Of course Python had a sketch for them:
Zeppelin: It’s not a balloon! You stupid little thick-headed Saxon git! It’s not a balloon! Balloons is for kiddy-winkies. If you want to play with balloons, get outside. (Drags Tirpitz over to the door, opens it and flings him out into the clouds.)
Tirpitz: Aaaaaaaaaghhh!


Comment from Rich Rostrom
Time: July 2, 2021, 10:38 am

Uncle Al: didn’t know that!


Comment from BJM
Time: July 2, 2021, 6:05 pm

@Durned…Hanger One at Moffett Field in Mt. View (Silicon Valley) is an iconic sight in the SF South Bay as were the P-3C Orions patrolling the US central west coast.

The field and hanger were decommissioned when the Navy left the Bay Area for Washington. Google leased the field for their private jets. Google is renovating the hanger to park their jet fleet…being eco-warriors and all.


Comment from BJM
Time: July 2, 2021, 6:21 pm

Dodgin’ ole Akismet…Hanger One was built to house the Navy’s state-of-the-art LTA’s. The story of the Navy’s last airship, the ill-fated USS Macon’s sinking off the coast of Big Sur.


Comment from ea
Time: July 2, 2021, 6:36 pm

One of these flew pretty low over my house too. Low enough to cause the dogs to freak out. And of course I was at work and didn’t get to see it. I have no idea why it would be out in the middle of nowhere (30 miles from the closest city). I did get to see it from a distance while at work-on the same day.

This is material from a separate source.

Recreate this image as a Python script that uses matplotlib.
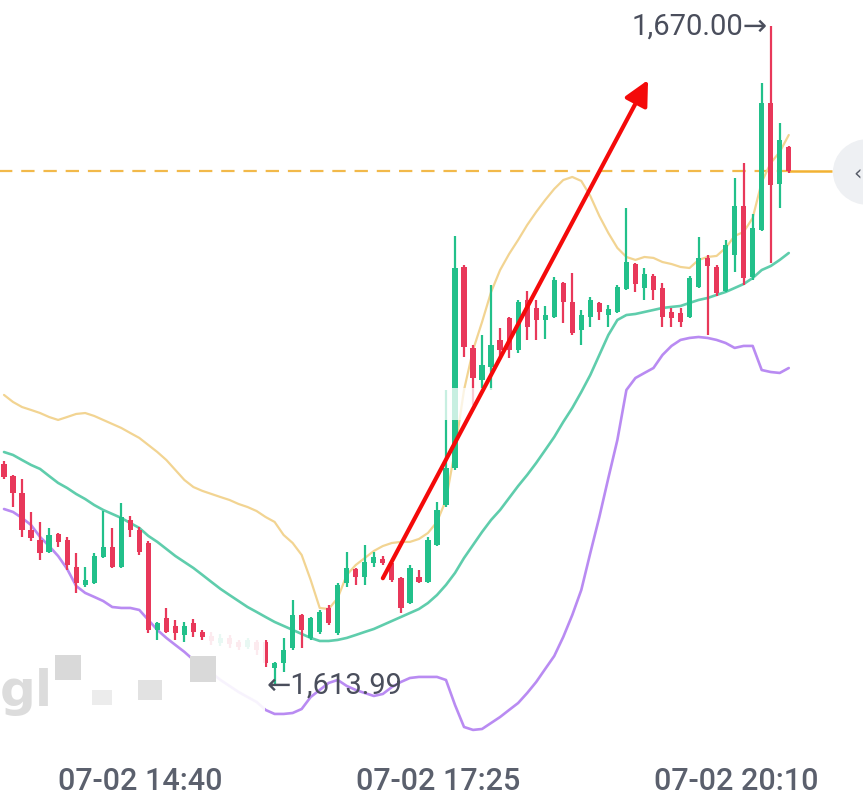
import matplotlib
matplotlib.use("Agg")
import matplotlib.pyplot as plt
from matplotlib.patches import Rectangle, Circle
from matplotlib.transforms import blended_transform_factory
import numpy as np

# ---------------- data (5-minute candles, 07-02) ----------------
opens = [1632.72, 1631.70, 1630.26, 1627.11, 1626.26, 1625.23, 1626.77, 1626.26, 1623.96, 1622.43,
         1622.60, 1624.81, 1625.66, 1623.96, 1627.96, 1627.11, 1626.00, 1618.60, 1619.62, 1618.94,
         1618.17, 1619.19, 1618.43, 1618.09, 1617.49, 1617.92, 1617.58, 1617.15, 1617.58, 1617.58,
         1615.36, 1615.79, 1617.07, 1619.87, 1617.92, 1618.43, 1620.47, 1618.34, 1622.60, 1623.79,
         1623.11, 1624.30, 1624.64, 1624.30, 1623.02, 1620.89, 1623.11, 1622.68, 1625.83, 1629.23,
         1632.38, 1649.49, 1642.60, 1639.87, 1640.98, 1643.28, 1645.15, 1642.43, 1646.68, 1646.00,
         1644.98, 1645.23, 1648.13, 1646.51, 1644.13, 1645.23, 1646.43, 1645.40, 1645.66, 1647.62,
         1649.74, 1647.70, 1648.72, 1647.70, 1645.66, 1645.57, 1645.23, 1647.79, 1650.28, 1649.49,
         1647.45, 1650.53, 1654.68, 1648.64, 1652.64, 1663.44, 1656.55, 1659.70]
highs = [1632.98, 1631.79, 1631.45, 1628.64, 1627.79, 1627.28, 1626.85, 1626.51, 1625.15, 1623.96,
         1625.15, 1628.72, 1627.28, 1629.40, 1628.30, 1627.36, 1626.17, 1619.28, 1620.47, 1619.45,
         1619.28, 1619.53, 1618.60, 1618.43, 1618.26, 1618.17, 1617.75, 1617.92, 1617.75, 1617.75,
         1615.87, 1617.92, 1621.15, 1619.96, 1619.70, 1620.30, 1620.72, 1622.60, 1625.23, 1623.87,
         1625.83, 1625.23, 1624.89, 1624.47, 1623.11, 1624.13, 1623.70, 1626.51, 1629.49, 1639.02,
         1652.13, 1649.66, 1642.85, 1643.70, 1647.96, 1644.30, 1645.23, 1646.68, 1647.45, 1646.68,
         1646.17, 1648.64, 1648.21, 1649.00, 1645.83, 1646.94, 1646.51, 1646.26, 1647.96, 1654.51,
         1649.83, 1649.40, 1648.89, 1648.13, 1646.00, 1646.00, 1648.72, 1652.04, 1650.53, 1649.66,
         1651.79, 1657.06, 1658.34, 1654.00, 1665.15, 1670.00, 1661.74, 1659.79]
lows = [1631.45, 1629.06, 1626.51, 1626.17, 1624.55, 1625.15, 1625.66, 1623.70, 1621.75, 1622.26,
        1622.51, 1624.72, 1623.87, 1623.87, 1626.51, 1624.98, 1618.34, 1617.75, 1618.34, 1617.75,
        1617.58, 1618.00, 1617.75, 1617.32, 1617.24, 1617.07, 1616.90, 1616.98, 1616.47, 1615.45,
        1613.99, 1615.02, 1616.90, 1617.07, 1617.75, 1618.26, 1619.02, 1618.17, 1622.26, 1622.43,
        1622.43, 1623.96, 1624.13, 1622.68, 1620.04, 1620.81, 1622.60, 1622.60, 1625.75, 1629.06,
        1632.21, 1641.83, 1637.74, 1639.19, 1639.02, 1641.75, 1641.75, 1642.17, 1643.28, 1643.28,
        1643.36, 1645.15, 1644.72, 1643.70, 1642.85, 1644.38, 1644.98, 1644.38, 1645.57, 1647.53,
        1647.36, 1646.68, 1646.68, 1644.38, 1644.38, 1644.38, 1645.15, 1647.70, 1643.70, 1647.02,
        1647.36, 1649.06, 1647.96, 1648.38, 1652.55, 1649.83, 1654.51, 1657.49]
closes = [1631.62, 1630.26, 1627.11, 1626.43, 1625.15, 1626.68, 1626.09, 1624.13, 1622.60, 1622.85,
          1624.89, 1625.66, 1623.96, 1628.21, 1627.11, 1625.23, 1618.60, 1619.19, 1618.43, 1618.34,
          1618.94, 1618.43, 1618.00, 1617.66, 1617.92, 1617.41, 1617.15, 1617.75, 1616.90, 1615.79,
          1615.79, 1616.90, 1619.87, 1618.60, 1619.62, 1620.13, 1619.19, 1622.43, 1623.87, 1623.11,
          1624.38, 1624.81, 1624.30, 1622.85, 1620.47, 1623.87, 1622.68, 1626.26, 1628.81, 1632.38,
          1649.40, 1642.68, 1640.04, 1641.15, 1642.85, 1642.43, 1642.43, 1646.51, 1644.38, 1644.98,
          1645.40, 1648.38, 1646.51, 1643.87, 1645.40, 1646.68, 1645.66, 1645.91, 1647.79, 1649.91,
          1648.04, 1648.89, 1647.53, 1645.23, 1645.15, 1644.81, 1648.55, 1650.28, 1649.60, 1647.28,
          1651.36, 1654.68, 1648.55, 1652.81, 1663.44, 1656.47, 1660.30, 1657.66]

boll_upper = [1638.60, 1638.00, 1637.57, 1637.32, 1637.06, 1636.72, 1636.47, 1636.72, 1636.98, 1637.06,
              1636.81, 1636.47, 1636.13, 1635.79, 1635.36, 1634.94, 1634.34, 1633.74, 1633.06, 1632.21,
              1631.36, 1630.76, 1630.43, 1630.17, 1629.91, 1629.66, 1629.32, 1629.06, 1628.72, 1628.21,
              1627.79, 1626.68, 1626.00, 1624.98, 1622.85, 1620.47, 1620.38, 1621.32, 1623.28, 1624.13,
              1624.72, 1625.32, 1625.74, 1626.00, 1626.09, 1626.09, 1626.34, 1626.85, 1627.79, 1629.66,
              1633.91, 1639.02, 1642.43, 1644.81, 1647.36, 1649.23, 1650.60, 1651.79, 1653.06, 1654.17,
              1655.19, 1656.13, 1656.89, 1657.15, 1656.81, 1655.53, 1653.83, 1652.38, 1651.11, 1650.34,
              1650.09, 1650.34, 1650.26, 1649.91, 1649.74, 1649.49, 1649.40, 1650.09, 1650.34, 1650.43,
              1651.11, 1652.13, 1652.47, 1653.66, 1656.72, 1658.34, 1659.28, 1660.72]
boll_mid = [1633.74, 1633.49, 1633.06, 1632.64, 1632.30, 1631.70, 1631.11, 1630.68, 1630.17, 1629.74,
            1629.23, 1628.81, 1628.47, 1628.13, 1627.70, 1627.28, 1626.60, 1626.09, 1625.49, 1624.89,
            1624.38, 1623.87, 1623.28, 1622.68, 1622.09, 1621.57, 1621.06, 1620.55, 1620.13, 1619.70,
            1619.28, 1618.94, 1618.60, 1618.26, 1617.92, 1617.66, 1617.66, 1617.75, 1617.92, 1618.17,
            1618.43, 1618.68, 1619.02, 1619.36, 1619.70, 1620.04, 1620.38, 1620.89, 1621.57, 1622.43,
            1623.45, 1624.72, 1625.83, 1626.94, 1627.96, 1628.81, 1629.83, 1630.85, 1631.79, 1632.81,
            1633.91, 1635.02, 1636.30, 1637.49, 1638.85, 1640.30, 1642.00, 1643.70, 1644.98, 1645.40,
            1645.49, 1645.66, 1645.83, 1646.00, 1646.09, 1646.17, 1646.43, 1646.68, 1646.85, 1647.11,
            1647.36, 1647.70, 1648.04, 1648.55, 1649.23, 1649.57, 1650.09, 1650.68]
boll_lower = [1628.89, 1628.64, 1628.13, 1627.53, 1626.51, 1625.74, 1624.89, 1623.79, 1622.34, 1621.75,
              1621.41, 1621.06, 1620.55, 1620.47, 1620.47, 1620.30, 1619.45, 1618.60, 1617.92, 1617.32,
              1616.73, 1616.05, 1615.45, 1614.94, 1614.34, 1613.83, 1613.32, 1612.89, 1612.47, 1611.79,
              1611.45, 1611.45, 1611.53, 1611.87, 1612.89, 1613.49, 1614.09, 1614.34, 1613.83, 1613.49,
              1613.23, 1612.98, 1613.15, 1613.74, 1614.17, 1614.51, 1614.60, 1614.60, 1614.60, 1614.34,
              1612.21, 1610.34, 1610.09, 1610.17, 1610.68, 1611.19, 1611.79, 1612.38, 1613.23, 1614.17,
              1615.28, 1616.38, 1618.00, 1619.87, 1622.00, 1625.15, 1628.21, 1631.53, 1634.77, 1639.02,
              1640.04, 1640.47, 1640.89, 1642.00, 1642.77, 1643.28, 1643.45, 1643.53, 1643.45, 1643.28,
              1643.02, 1642.60, 1642.77, 1642.77, 1640.72, 1640.55, 1640.47, 1640.89]

tick_index = [15, 48, 81]
tick_labels = ["07-02 14:40", "07-02 17:25", "07-02 20:10"]
high_label = "1,670.00→"
low_label = "←1,613.99"
high_value = 1670.00
low_value = 1613.99
last_price = closes[-1]
arrow_start = (42.0, 1623.0)
arrow_end = (71.4, 1665.4)

# ---------------- styling ----------------
GREEN = "#22c08a"
RED = "#e8385a"
C_UP = "#f2d492"
C_MID = "#5fcdac"
C_LOW = "#b98bf2"

fig = plt.figure(figsize=(8.63, 8.07), dpi=100)
ax = fig.add_axes([0, 0, 1, 1])
ax.set_xlim(-0.443, 95.23)
ax.set_ylim(1603.53, 1672.21)
ax.axis("off")

x = np.arange(len(opens))
o = np.array(opens); h = np.array(highs); l = np.array(lows); c = np.array(closes)
up = c >= o
cols = np.where(up, GREEN, RED)

# bands
ax.plot(x, boll_upper, color=C_UP, lw=1.6, zorder=2, solid_capstyle="round")
ax.plot(x, boll_mid, color=C_MID, lw=1.9, zorder=2, solid_capstyle="round")
ax.plot(x, boll_lower, color=C_LOW, lw=1.9, zorder=2, solid_capstyle="round")

# candles
ax.vlines(x, l, h, colors=cols, lw=1.6, zorder=3)
bottoms = np.minimum(o, c)
heights = np.maximum(np.abs(c - o), 0.12)
ax.bar(x, heights, bottom=bottoms, width=0.58, color=cols, zorder=4, linewidth=0)

# current price line
ax.hlines(last_price, -1, len(opens) - 1, colors="#f2b94a", lw=1.6,
          linestyles=(0, (6, 4)), zorder=1)
ax.hlines(last_price, len(opens) - 1, len(opens) + 3.8, colors="#f2b233", lw=1.8, zorder=1)

# right-side circle button
circ = Circle((1.006, 1 - 172 / 807), 0.04, transform=ax.transAxes, color="#eef0f3",
              zorder=5, clip_on=False)
ax.add_patch(circ)
ax.text(853 / 863, 1 - 173 / 807, "‹", transform=ax.transAxes, fontsize=15, color="#555a66",
        ha="left", va="center", zorder=6)

# watermark fades
for (x0, y0, w, hh, a) in [(205, 628, 60, 95, 0.9), (440, 388, 90, 32, 0.75)]:
    ax.add_patch(Rectangle((x0 / 863, 1 - (y0 + hh) / 807), w / 863, hh / 807,
                           transform=ax.transAxes, color="white", alpha=a, zorder=7, lw=0))
ax.text(0.0, 1 - 692 / 807, "gl", transform=ax.transAxes, fontsize=36, fontweight="bold",
        color="#dcdcdc", ha="left", va="center", zorder=8)
for (x0, y0, w, hh, colr) in [(55, 655, 26, 25, "#d9d9d9"), (138, 680, 24, 20, "#e2e2e2"),
                              (190, 656, 26, 26, "#d9d9d9"), (92, 690, 20, 15, "#ececec")]:
    ax.add_patch(Rectangle((x0 / 863, 1 - (y0 + hh) / 807), w / 863, hh / 807,
                           transform=ax.transAxes, color=colr, zorder=8, lw=0))

# red arrow
ax.annotate("", xy=arrow_end, xytext=arrow_start,
            arrowprops=dict(arrowstyle="-|>,head_length=0.6,head_width=0.3",
                            mutation_scale=25, lw=3.0, color="#f40a0a",
                            shrinkA=0, shrinkB=0), zorder=9)

# extreme labels
ax.annotate(high_label, xy=(85, high_value), xytext=(-3, -1), textcoords="offset pixels",
            ha="right", va="center", fontsize=21, color="#4a4e5c",
            family=["Roboto", "DejaVu Sans"], zorder=10)
ax.annotate(low_label, xy=(30, low_value), xytext=(-8, -2), textcoords="offset pixels",
            ha="left", va="center", fontsize=21, color="#4a4e5c",
            family=["Roboto", "DejaVu Sans"], zorder=10)

# time labels
tb = blended_transform_factory(ax.transData, ax.transAxes)
for ti, lab in zip(tick_index, tick_labels):
    ax.text(ti + 0.15, 1 - 782 / 807, lab, transform=tb, ha="center", va="center",
            fontsize=22, color="#5b606d", fontweight="medium",
            family=["Roboto", "DejaVu Sans"])

fig.savefig("out.png", dpi=100, facecolor="white")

Stupid work always makes me miss the cool stuff!


Comment from Formerly known as Skeptic
Time: July 14, 2021, 4:24 pm

Back in the 80’s I lived in LA and would occasionally see the one based there taking off or landing. Looks terrifying to someone used to heavier-than-air flight. I don’t know if it was particular to the landing zone, but they used to drop the nose and power their way down at what seemed like a 30-40 degree angle!